About a week ago I hear the clatter of my postal slot and a rather ominous thud in my hallway, as something crashed to the ground. I go out to investigate there is a very screwed up white envelope, with the barest of writing on it. The scrawled address on it was right, but the name was not and there was no return address.

The contents were already spilling out so it was no feat of entry, nor breach of the 1792 postal act, to investigate the contents. I turned it over and to my amazement, a bulging wallet came tumbling out.

WTF, am I attracting these things?

Well versed by then in the art of wallet investigation, I got to the heart of the matter and found a drivers licence in this one, which belonged to a guy called Ben (I’ll call him that… since that is his name). It stated that he lived in the same street, but the next number along.

That night, early evening, I went down the road to look at the buzzers on the next building to see if I could identify the flat or his name. Like all good UK buzzers they were completely illegible and gave absolutely no indication which flat was which.

Back at home I fired up the trusty internet and did an investigation on him (I’d done the same for the girl above, but it was inconclusive). Eventually, on Facebook, I found a chap who was in Edinburgh and who’s profile picture sorta looked like the one on the driver’s licence (he had a cycling helmet on in his Facebook profile image, so his face was somewhat obscured).

I sent a quick message to him and the next day I got one back, saying ‘yeah, fantastic, that is my wallet, but he hadn’t lived there for a couple of years!’. He identified the wallet correctly in the message, for any diligent sleuth-like reader out there, and mentioned about some money being in it.

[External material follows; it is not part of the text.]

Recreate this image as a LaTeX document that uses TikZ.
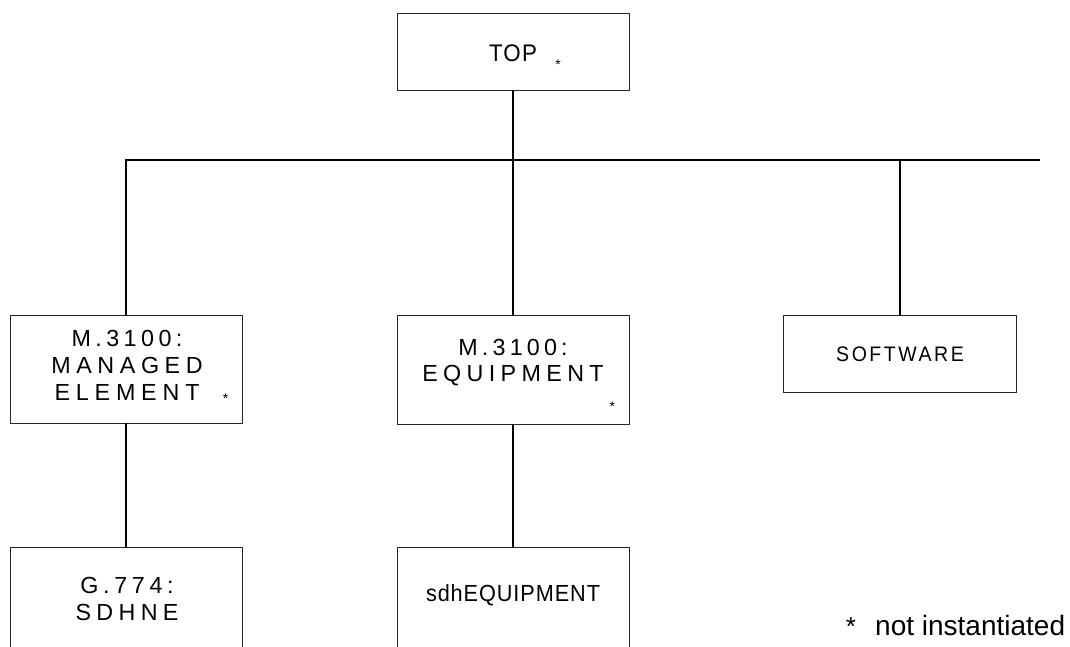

I wrote back to him to say ‘great, let’s meet up and I can give it back to you’, but, at the same time, had to tell him that there was no money in there (it was only a 20 Euro note). So, I’ve yet to meet Ben, as he was away for the weekend, but I look forward to catching up to return his possessions and basking in the light of my humanitarian work.

I wonder if he works for the Parliament or knows much about the Data Protection Act?